WHAT YOU WILL DO
All of the lines below are to be transcribed faithfully, with pictures excluded from the copy.

**** SOURCE MATERIAL ****

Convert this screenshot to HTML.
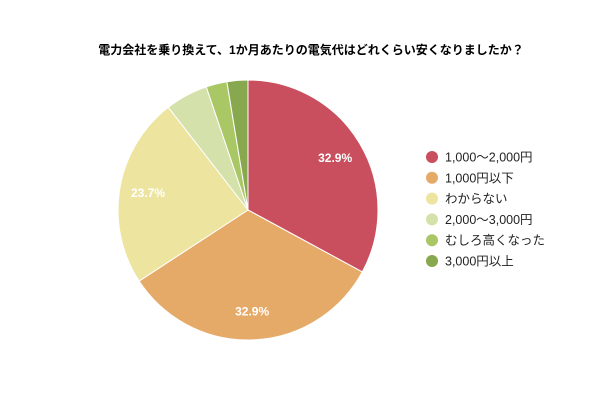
<!DOCTYPE html>
<html><head><meta charset="utf-8"><style>
body{margin:0;width:600px;height:400px;background:#fff;overflow:hidden;font-family:"Liberation Sans","Noto Sans CJK JP",sans-serif}
</style></head><body>
<svg id="chart" width="600" height="400" xmlns="http://www.w3.org/2000/svg">
<text x="311" y="54" text-anchor="middle" font-size="12" font-weight="bold" fill="#000" font-family="Liberation Sans, Noto Sans CJK JP, sans-serif">電力会社を乗り換えて、1か月あたりの電気代はどれくらい安くなりましたか？</text>
<g id="slices"></g><g id="labels"></g><g id="legend"></g>
</svg>
<script>
const categories=["1,000〜2,000円","1,000円以下","わからない","2,000〜3,000円","むしろ高くなった","3,000円以上"];
const values=[32.9,32.9,23.7,5.3,2.6,2.6];
const colors=["#c94f5e","#e6aa68","#ede59f","#d5e1aa","#aac766","#87a84f"];
const NS="http://www.w3.org/2000/svg";
const cx=248,cy=210,r=130;
const total=values.reduce((a,b)=>a+b,0);
const sg=document.getElementById('slices'),lg=document.getElementById('labels'),leg=document.getElementById('legend');
let a=0;
values.forEach((v,i)=>{
  const a0=a/total*2*Math.PI, a1=(a+v)/total*2*Math.PI; a+=v;
  const x0=cx+r*Math.sin(a0),y0=cy-r*Math.cos(a0),x1=cx+r*Math.sin(a1),y1=cy-r*Math.cos(a1);
  const p=document.createElementNS(NS,'path');
  p.setAttribute('d',`M${cx},${cy}L${x0},${y0}A${r},${r} 0 ${a1-a0>Math.PI?1:0} 1 ${x1},${y1}Z`);
  p.setAttribute('fill',colors[i]);p.setAttribute('stroke','#fff');p.setAttribute('stroke-width','1');
  
  
  sg.appendChild(p);
  if(v>10){
    const m=(a0+a1)/2,lr=r*0.78;
    const t=document.createElementNS(NS,'text');
    t.setAttribute('x',cx+lr*Math.sin(m));t.setAttribute('y',cy-lr*Math.cos(m)+4);
    t.setAttribute('text-anchor','middle');t.setAttribute('font-size','12');t.setAttribute('font-weight','bold');t.setAttribute('fill','#fff');
    t.textContent=v.toFixed(1)+'%';
    
    
    lg.appendChild(t);
  }
  const y=157+i*20.8;
  const c=document.createElementNS(NS,'circle');
  c.setAttribute('cx',432);c.setAttribute('cy',y);c.setAttribute('r',6);c.setAttribute('fill',colors[i]);
  
  
  leg.appendChild(c);
  const t=document.createElementNS(NS,'text');
  t.setAttribute('x',445);t.setAttribute('y',y+4.5);t.setAttribute('font-size','12.5');t.setAttribute('fill','#222');
  t.textContent=categories[i];
  
  
  leg.appendChild(t);
});
</script>
</body></html>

****

FINISHED EXERCISE
Convert this screenshot to HTML.
<!DOCTYPE html>
<html><head><meta charset="utf-8"><style>
body{margin:0;width:600px;height:400px;background:#fff;overflow:hidden;font-family:"Liberation Sans","Noto Sans CJK JP",sans-serif}
</style></head><body>
<svg id="chart" width="600" height="400" xmlns="http://www.w3.org/2000/svg">
<text x="311" y="54" text-anchor="middle" font-size="12" font-weight="bold" fill="#000" font-family="Liberation Sans, Noto Sans CJK JP, sans-serif">電力会社を乗り換えて、1か月あたりの電気代はどれくらい安くなりましたか？</text>
<g id="slices"></g><g id="labels"></g><g id="legend"></g>
</svg>
<script>
const categories=["1,000〜2,000円","1,000円以下","わからない","2,000〜3,000円","むしろ高くなった","3,000円以上"];
const values=[32.9,32.9,23.7,5.3,2.6,2.6];
const colors=["#c94f5e","#e6aa68","#ede59f","#d5e1aa","#aac766","#87a84f"];
const NS="http://www.w3.org/2000/svg";
const cx=248,cy=210,r=130;
const total=values.reduce((a,b)=>a+b,0);
const sg=document.getElementById('slices'),lg=document.getElementById('labels'),leg=document.getElementById('legend');
let a=0;
values.forEach((v,i)=>{
  const a0=a/total*2*Math.PI, a1=(a+v)/total*2*Math.PI; a+=v;
  const x0=cx+r*Math.sin(a0),y0=cy-r*Math.cos(a0),x1=cx+r*Math.sin(a1),y1=cy-r*Math.cos(a1);
  const p=document.createElementNS(NS,'path');
  p.setAttribute('d',`M${cx},${cy}L${x0},${y0}A${r},${r} 0 ${a1-a0>Math.PI?1:0} 1 ${x1},${y1}Z`);
  p.setAttribute('fill',colors[i]);p.setAttribute('stroke','#fff');p.setAttribute('stroke-width','1');
  
  
  sg.appendChild(p);
  if(v>10){
    const m=(a0+a1)/2,lr=r*0.78;
    const t=document.createElementNS(NS,'text');
    t.setAttribute('x',cx+lr*Math.sin(m));t.setAttribute('y',cy-lr*Math.cos(m)+4);
    t.setAttribute('text-anchor','middle');t.setAttribute('font-size','12');t.setAttribute('font-weight','bold');t.setAttribute('fill','#fff');
    t.textContent=v.toFixed(1)+'%';
    
    
    lg.appendChild(t);
  }
  const y=157+i*20.8;
  const c=document.createElementNS(NS,'circle');
  c.setAttribute('cx',432);c.setAttribute('cy',y);c.setAttribute('r',6);c.setAttribute('fill',colors[i]);
  
  
  leg.appendChild(c);
  const t=document.createElementNS(NS,'text');
  t.setAttribute('x',445);t.setAttribute('y',y+4.5);t.setAttribute('font-size','12.5');t.setAttribute('fill','#222');
  t.textContent=categories[i];
  
  
  leg.appendChild(t);
});
</script>
</body></html>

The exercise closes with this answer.